Here I will show an example using NIBRS data. See my prior blog post on Association Rules for background on the data, I will be using the 2012 NIBRS dataset, which has over 5 million observations. Below is python code to illustrate, but pretty much all statistical packages allow you weight observations.
So first I load the libraries I will be using, and make a nice function to print out the logit coefficients for a sklearn model.
import pandas as pd
import numpy as np
from scipy.stats import binom
from sklearn.linear_model import LogisticRegression
from sklearn.metrics import roc_auc_score
# Function to pretty print logit coefficients
def nice_coef(mod,x_vars):
coef = list(mod.coef_[0]) + list(mod.intercept_)
vlist = x_vars + ['Intercept']
return pd.DataFrame(zip(vlist,coef),columns=['Var','Coef'])
Next we can read in my NIRBS data directly from the dropbox link (replace www with dl to do this in general for dropbox links).
# See https://github.com/apwheele/apwheele.github.io/tree/master/MathPosts/association_rules
# For explanation behind NIBRS data
ndum = pd.read_csv('https://dl.dropbox.com/sh/puws33uebzt9ckd/AADVM86qPJVqP4RHWkWfGBzpa/NIBRS_DummyDat.csv?dl=0')
# If you want to read original NIRBS data
# use https://dl.dropbox.com/sh/puws33uebzt9ckd/AACL3wBhZDr3P_ZbsbUxltERa/NIBRS_2012.csv?dl=0
This data is already prepped with the repeated dummy variables for different categories. It is over 5 million observations, but a simple way to work with this data is to use a groupby
and create a weight variable:
group_vars = list(ndum)
ndum['weight'] = 1
ndum_agg = ndum.groupby(group_vars, as_index=False).sum() # sums the weight variable
print(ndum.shape)
print(ndum_agg.shape)
So you can see we went from over 5 million observations to only a few over 7000.
A few notes here. One, if querying the data from a DB, it may be better to do the counts on the DB side and only load in the tinier data into memory, e.g. SELECT COUNT(ID) AS weight, A1,A2... FROM Table GROUP BY A1,A2,....
.
Second, I do not have any missing data here, but pandas groupby will by default drop missing rows. So you may want to do something like data.fillna(-1).groupby
, or the option to not drop NA values.
Now, lets go onto to fitting a model. Here I am using logit regression, as it is easier to compare the inputs for the weighted/non-weighted model, but you can do this for whatever machine learning model you want. I am predicting the probability an officer is assaulted.

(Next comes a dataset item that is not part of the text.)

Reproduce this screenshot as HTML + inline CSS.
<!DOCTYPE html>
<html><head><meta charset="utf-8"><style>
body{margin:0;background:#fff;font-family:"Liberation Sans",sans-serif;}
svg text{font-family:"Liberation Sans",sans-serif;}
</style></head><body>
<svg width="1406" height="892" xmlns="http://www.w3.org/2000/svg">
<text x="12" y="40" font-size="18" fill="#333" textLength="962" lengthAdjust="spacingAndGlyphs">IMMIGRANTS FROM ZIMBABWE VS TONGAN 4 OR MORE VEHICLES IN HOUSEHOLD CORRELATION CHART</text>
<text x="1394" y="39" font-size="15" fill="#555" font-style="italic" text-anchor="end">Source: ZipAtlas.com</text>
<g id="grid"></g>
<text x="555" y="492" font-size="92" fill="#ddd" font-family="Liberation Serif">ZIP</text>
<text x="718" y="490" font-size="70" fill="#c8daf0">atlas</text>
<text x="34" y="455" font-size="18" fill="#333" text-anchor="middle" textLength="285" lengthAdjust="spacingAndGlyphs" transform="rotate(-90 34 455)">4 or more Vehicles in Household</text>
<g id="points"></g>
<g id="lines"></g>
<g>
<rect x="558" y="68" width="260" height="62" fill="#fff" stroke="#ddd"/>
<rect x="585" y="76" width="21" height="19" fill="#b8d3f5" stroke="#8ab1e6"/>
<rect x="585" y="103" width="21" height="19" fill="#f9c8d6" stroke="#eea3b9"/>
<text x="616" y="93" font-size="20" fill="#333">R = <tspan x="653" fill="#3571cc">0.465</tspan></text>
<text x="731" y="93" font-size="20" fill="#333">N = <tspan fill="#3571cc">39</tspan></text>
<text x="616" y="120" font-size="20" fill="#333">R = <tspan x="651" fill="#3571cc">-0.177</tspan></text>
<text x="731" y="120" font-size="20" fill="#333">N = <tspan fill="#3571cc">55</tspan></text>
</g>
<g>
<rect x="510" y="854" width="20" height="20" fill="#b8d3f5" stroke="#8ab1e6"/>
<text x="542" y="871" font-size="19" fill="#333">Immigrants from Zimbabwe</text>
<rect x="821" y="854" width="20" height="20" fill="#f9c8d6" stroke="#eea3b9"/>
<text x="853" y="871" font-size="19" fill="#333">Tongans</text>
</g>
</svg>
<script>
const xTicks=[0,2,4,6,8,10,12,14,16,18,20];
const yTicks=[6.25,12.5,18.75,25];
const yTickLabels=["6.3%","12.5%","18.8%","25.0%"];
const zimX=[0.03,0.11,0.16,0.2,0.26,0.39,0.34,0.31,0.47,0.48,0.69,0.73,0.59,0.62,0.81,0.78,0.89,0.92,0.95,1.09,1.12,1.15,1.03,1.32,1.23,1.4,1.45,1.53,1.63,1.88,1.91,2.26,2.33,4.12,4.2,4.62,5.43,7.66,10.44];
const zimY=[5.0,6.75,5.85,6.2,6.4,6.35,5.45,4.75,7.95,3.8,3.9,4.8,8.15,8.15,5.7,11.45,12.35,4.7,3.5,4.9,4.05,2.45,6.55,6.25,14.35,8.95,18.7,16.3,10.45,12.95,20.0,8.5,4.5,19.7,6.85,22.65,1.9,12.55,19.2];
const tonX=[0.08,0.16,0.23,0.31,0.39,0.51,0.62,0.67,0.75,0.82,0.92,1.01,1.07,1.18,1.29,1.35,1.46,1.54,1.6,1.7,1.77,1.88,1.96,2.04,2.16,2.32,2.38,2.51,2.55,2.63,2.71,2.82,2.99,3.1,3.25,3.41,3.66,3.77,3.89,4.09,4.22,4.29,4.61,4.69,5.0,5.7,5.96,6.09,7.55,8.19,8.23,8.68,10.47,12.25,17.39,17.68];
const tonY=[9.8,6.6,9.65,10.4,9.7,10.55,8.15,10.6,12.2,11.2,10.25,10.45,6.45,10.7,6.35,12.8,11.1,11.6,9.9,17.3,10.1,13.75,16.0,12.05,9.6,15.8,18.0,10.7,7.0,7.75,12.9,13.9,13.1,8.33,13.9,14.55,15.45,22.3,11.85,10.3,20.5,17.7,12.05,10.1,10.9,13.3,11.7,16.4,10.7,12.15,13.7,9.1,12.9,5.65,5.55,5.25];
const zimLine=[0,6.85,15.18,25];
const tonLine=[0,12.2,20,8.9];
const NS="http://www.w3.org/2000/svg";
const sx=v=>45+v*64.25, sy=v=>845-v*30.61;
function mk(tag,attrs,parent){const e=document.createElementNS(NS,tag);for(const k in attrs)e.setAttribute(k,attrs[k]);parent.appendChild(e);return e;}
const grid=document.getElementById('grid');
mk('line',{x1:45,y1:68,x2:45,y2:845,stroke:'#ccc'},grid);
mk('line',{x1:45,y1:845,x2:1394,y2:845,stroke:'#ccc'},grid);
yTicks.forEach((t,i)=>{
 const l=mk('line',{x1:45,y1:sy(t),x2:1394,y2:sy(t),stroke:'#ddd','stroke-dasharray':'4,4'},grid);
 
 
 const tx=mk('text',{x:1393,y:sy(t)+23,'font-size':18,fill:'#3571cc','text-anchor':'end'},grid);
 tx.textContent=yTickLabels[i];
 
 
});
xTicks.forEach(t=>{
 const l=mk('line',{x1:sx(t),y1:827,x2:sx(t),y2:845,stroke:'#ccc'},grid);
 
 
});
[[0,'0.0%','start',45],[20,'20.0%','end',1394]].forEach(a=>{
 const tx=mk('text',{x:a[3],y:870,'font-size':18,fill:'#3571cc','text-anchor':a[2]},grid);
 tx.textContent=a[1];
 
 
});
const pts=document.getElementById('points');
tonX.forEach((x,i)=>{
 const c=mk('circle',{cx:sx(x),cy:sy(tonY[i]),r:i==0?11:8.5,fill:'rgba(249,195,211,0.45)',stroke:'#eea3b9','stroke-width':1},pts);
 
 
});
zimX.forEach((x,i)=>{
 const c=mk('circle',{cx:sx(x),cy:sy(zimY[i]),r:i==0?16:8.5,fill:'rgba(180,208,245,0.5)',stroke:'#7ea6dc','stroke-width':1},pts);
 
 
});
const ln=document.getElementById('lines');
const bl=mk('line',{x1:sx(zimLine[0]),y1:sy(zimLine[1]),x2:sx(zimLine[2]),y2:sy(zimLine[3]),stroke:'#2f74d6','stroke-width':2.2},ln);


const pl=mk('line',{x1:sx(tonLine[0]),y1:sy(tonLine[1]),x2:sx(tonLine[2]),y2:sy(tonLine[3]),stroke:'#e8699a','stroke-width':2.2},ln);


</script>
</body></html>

logit_mod = LogisticRegression(penalty='none', solver='newton-cg')
y_var = 'ass_LEO_Assault'
x_vars = group_vars.copy() #[0:7]
x_vars.remove(y_var)
# Takes a few minutes on my machine!
logit_mod.fit(ndum[x_vars],ndum[y_var])
# Coefficients for the model
bigres = nice_coef(logit_mod,x_vars)
bigres
I was not sure if my computer would actually fit this model without running out of memory. But it did crunch it out in a few minutes. Now lets look at the results when we estimate the model with the weighted data. In all the sklearn models you can just pass in a sample_weight
into the fit function.
logit_mod.fit(ndum_agg[x_vars],ndum_agg[y_var],sample_weight=ndum_agg['weight'])
weight_res = nice_coef(logit_mod,x_vars)
weight_res
You can see that these are basically the same model predictions. For a few of the coefficients you can find discrepancies starting at the second decimal, but the majority are within floating point errors.

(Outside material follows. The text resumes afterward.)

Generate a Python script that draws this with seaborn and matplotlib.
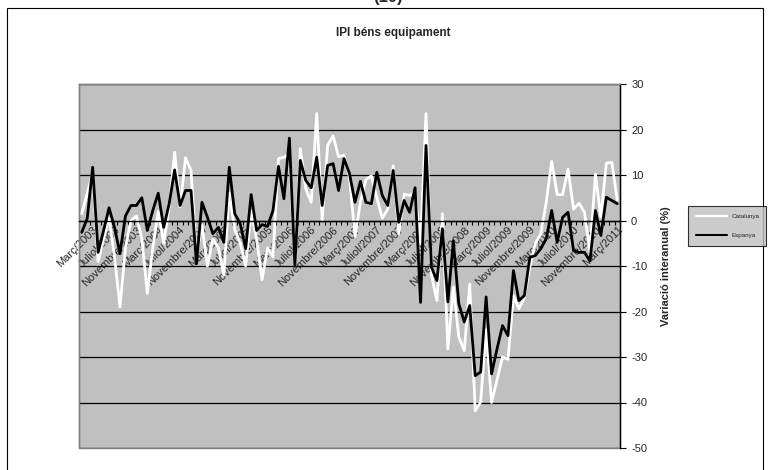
import matplotlib
matplotlib.use("Agg")
import matplotlib.pyplot as plt
import matplotlib.patches as mpatches
import pandas as pd
import seaborn as sns

# Data: IPI bens d'equipament, variacio interanual (%), mensual des de gener/2003
CATALUNYA = [
    1.5, 5.9, 10.5, -9.0, -4.0, 0.5, -8.0, -19.0, -6.0, 0.0,
    1.0, -4.0, -16.0, -6.0, 2.0, -5.0, 3.0, 15.0, 3.0, 13.8,
    11.0, -8.0, -1.0, -10.0, -4.0, -6.0, -12.0, 6.0, -2.0, -5.0,
    -10.0, 2.0, -4.0, -13.0, -6.0, -8.0, 13.6, 13.9, 14.6, -10.0,
    15.8, 7.0, 4.0, 23.5, 0.0, 16.5, 18.6, 14.0, 14.4, 9.5,
    -3.5, 4.0, 9.0, 9.8, 5.0, 0.5, 2.5, 12.0, -2.9, 5.8,
    5.5, 6.2, -5.0, 23.5, -12.0, -17.6, 1.5, -28.2, -14.6, -25.6,
    -28.6, -14.0, -41.8, -39.9, -24.0, -40.0, -35.0, -30.0, -30.5, -16.5,
    -19.4, -17.0, -10.3, -5.0, -3.0, 4.0, 13.0, 5.7, 5.7, 11.3,
    2.5, 3.8, 1.8, -7.0, 10.2, 0.7, 12.6, 12.8, 4.5,
]
ESPANYA = [
    -2.6, 0.4, 11.7, -7.0, -2.2, 2.8, -1.5, -7.3, 1.0, 3.3,
    3.3, 5.0, -2.2, 2.2, 6.0, -1.5, 3.7, 11.1, 3.3, 6.6,
    6.6, -9.5, 4.0, 0.7, -2.9, -1.5, -4.8, 11.7, 1.5, -0.7,
    -6.2, 5.7, -2.2, -0.9, -1.3, 2.2, 11.9, 4.8, 18.1, -10.0,
    13.2, 8.8, 7.2, 13.9, 3.3, 12.1, 12.5, 6.6, 13.6, 10.3,
    4.0, 8.6, 4.0, 3.7, 10.6, 5.5, 3.3, 11.0, -0.4, 4.4,
    1.8, 7.2, -18.0, 16.5, -10.3, -13.2, -1.8, -17.9, -4.5, -18.3,
    -22.3, -18.7, -34.1, -33.3, -16.8, -33.7, -28.2, -23.1, -25.3, -11.0,
    -17.6, -16.5, -8.1, -7.7, -6.2, -4.0, 2.2, -4.8, 0.7, 1.8,
    -6.6, -7.0, -7.0, -8.9, 2.2, -3.3, 5.1, 4.4, 3.7,
]

MESOS = ["Gener", "Febrer", "Març", "Abril", "Maig", "Juny", "Juliol",
         "Agost", "Setembre", "Octubre", "Novembre", "Desembre"]
ANY_INICI = 2003

# only these category labels are shown on the axis
ETIQUETES = [
    "Març/2003", "Juliol/2003", "Novembre/2003",
    "Març/2004", "Juliol/2004", "Novembre/2004",
    "Març/2005", "Juliol/2005", "Novembre/2005",
    "Març/2006", "Juliol/2006", "Novembre/2006",
    "Març/2007", "Juliol/2007", "Novembre/2007",
    "Març/2008", "Juliol/2008", "Novembre/2008",
    "Març/2009", "Juliol/2009", "Novembre/2009",
    "Març/2010", "Juliol/2010", "Novembre/2010",
    "Març/2011",
]
Y_TICKS = [-50, -40, -30, -20, -10, 0, 10, 20, 30]

# %%
n = len(ESPANYA)
categories = [f"{MESOS[k % 12]}/{ANY_INICI + k // 12}" for k in range(n)]

df = pd.DataFrame({
    "mes": list(range(n)) * 2,
    "valor": CATALUNYA + ESPANYA,
    "serie": ["Catalunya"] * n + ["Espanya"] * n,
})

sns.set_theme(style="white")
plt.rcParams["font.family"] = ["Liberation Sans", "DejaVu Sans"]
plt.rcParams["axes.unicode_minus"] = False

fig = plt.figure(figsize=(7.69, 4.70), dpi=100)
fig.patch.set_facecolor("white")
ax = fig.add_axes([79 / 769, 1 - 448 / 470, 541 / 769, 364 / 470])
ax.set_facecolor("#C0C0C0")

sns.lineplot(
    data=df, x="mes", y="valor", hue="serie",
    palette={"Catalunya": "white", "Espanya": "black"},
    linewidth=2.0, legend=False, ax=ax,
)

ax.set_xlim(-0.5, n - 0.5)
ax.set_ylim(-50, 30)
ax.set_yticks(Y_TICKS)
ax.yaxis.grid(True, color="black", linewidth=0.9)
ax.xaxis.grid(False)
ax.set_axisbelow(True)

# category axis crosses at 0, ticks between categories
ax.spines["bottom"].set_position(("data", 0))
ax.spines["bottom"].set_color("black")
ax.spines["bottom"].set_linewidth(1.0)
pos = [categories.index(e) for e in ETIQUETES]
ax.set_xticks(pos)
ax.set_xticklabels(ETIQUETES, rotation=45, ha="right", rotation_mode="anchor",
                   fontsize=8)
ax.set_xticks([k + 0.5 for k in range(n - 1)], minor=True)
ax.tick_params(axis="x", which="major", length=0, pad=3)
ax.tick_params(axis="x", which="minor", length=3, width=0.8, color="black",
               direction="out", bottom=True)
ax.set_xlabel("")

# value axis on the right
ax.yaxis.tick_right()
ax.yaxis.set_label_position("right")
ax.tick_params(axis="y", which="major", length=4, width=0.8, color="black",
               direction="out", labelsize=8, pad=4, right=True, left=False)
ax.set_ylabel("Variació interanual (%)", fontsize=8, fontweight="bold",
              labelpad=10)
for s in ["left", "top"]:
    ax.spines[s].set_color("#808080")
    ax.spines[s].set_linewidth(1.0)
ax.spines["right"].set_color("black")
ax.spines["right"].set_linewidth(1.0)
ax.add_patch(mpatches.Rectangle((0, 0), 1, 1, transform=ax.transAxes,
                                fill=False, edgecolor="#808080", lw=1.0,
                                clip_on=False, zorder=0.5))

# legend box outside, on the right
handles = [plt.Line2D([], [], color="white", lw=1.5),
           plt.Line2D([], [], color="black", lw=1.5)]
leg = fig.legend(handles, ["Catalunya", "Espanya"], loc="upper left",
                 bbox_to_anchor=(685 / 769, 1 - 243 / 470, 84 / 769, 40 / 470),
                 mode="expand", fontsize=4.5, handlelength=5, frameon=True,
                 fancybox=False, labelspacing=2.2, borderpad=1.2)
leg.get_frame().set_facecolor("#C0C0C0")
leg.get_frame().set_edgecolor("black")
leg.get_frame().set_linewidth(0.8)

# chart area border and titles
fig.patches.append(mpatches.Rectangle((7 / 769, -0.1), 756 / 769, 1.083,
                                      transform=fig.transFigure, fill=False,
                                      edgecolor="black", lw=0.8))
fig.text(388 / 769, 0.99, "(10)", ha="center", va="bottom",
         fontsize=12, fontweight="bold")
fig.text(393 / 769, 1 - 33 / 470, "IPI béns equipament", ha="center",
         va="center", fontsize=8.5, fontweight="bold")

fig.savefig("out.png", dpi=100)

bigres['Coef'] - weight_res['Coef']
This was fit instantly instead of waiting several minutes. For more intense ML models (like random forests), this can dramatically improve the time it takes to fit models.
If you are interested in doing a train/test split, this is quite easy with the weights as well. Basically you just need to allocate some of the weight to the train and some to the test. Here I show how to do that using a binomial random variable. Then you feed the train weights to the fit function:
train_prop = 0.5
train_weight = binom.rvs(ndum_agg['weight'].astype(int), train_prop, random_state=10)
test_weight = ndum_agg['weight'] - train_weight
logit_mod.fit(ndum_agg[x_vars],ndum_agg[y_var],sample_weight=train_weight)
And in sklearn pretty much all of the evaluation functions also take a sample weight function.
pred_probs = logit_mod.predict_proba(ndum_agg[x_vars])
# Eval metrics for the test data
roc_auc_score(ndum_agg[y_var],pred_probs[:,1],sample_weight=test_weight)
roc_auc_score(ndum_agg[y_var],pred_probs[:,1],sample_weight=train_weight)
So this shows that the AUC metric decreases in the test dataset (as you would expect it to). Note do not take this model seriously, I would need to think more thoroughly about the selection of rows here, as well as how to effectively interpret these particular categorical inputs in a more reasonable way than eyeballing the coefficients.
I am wondering if weighting the data is actually a more convenient way to do train/test CV splits, just change the weights instead of splitting up datasets. (You could also do fractional weights, e.g. train_weight = ndum_agg['weight']/2
, which works nice for stratifying the sample, but may cause some issues generalizing.)
So note this does not always work – but works best with sparse/categorical data. If you have numeric data, you can try to discretize the data to a reasonable amount to still model it as a continuous input (e.g. round age to one decimal, e.g. 20.1). But if you have more than a few numeric inputs you will have a much harder time compressing the data into a smaller number of weighted rows.
It also only works if you have a limited number of inputs. If you have 100 variables you will be able to aggregate less than if you are working with 10.
But despite those limitations, I have come across several different examples in my career where aggregating and weighting the data was clearly the easiest approach, and NIBRS is a great example.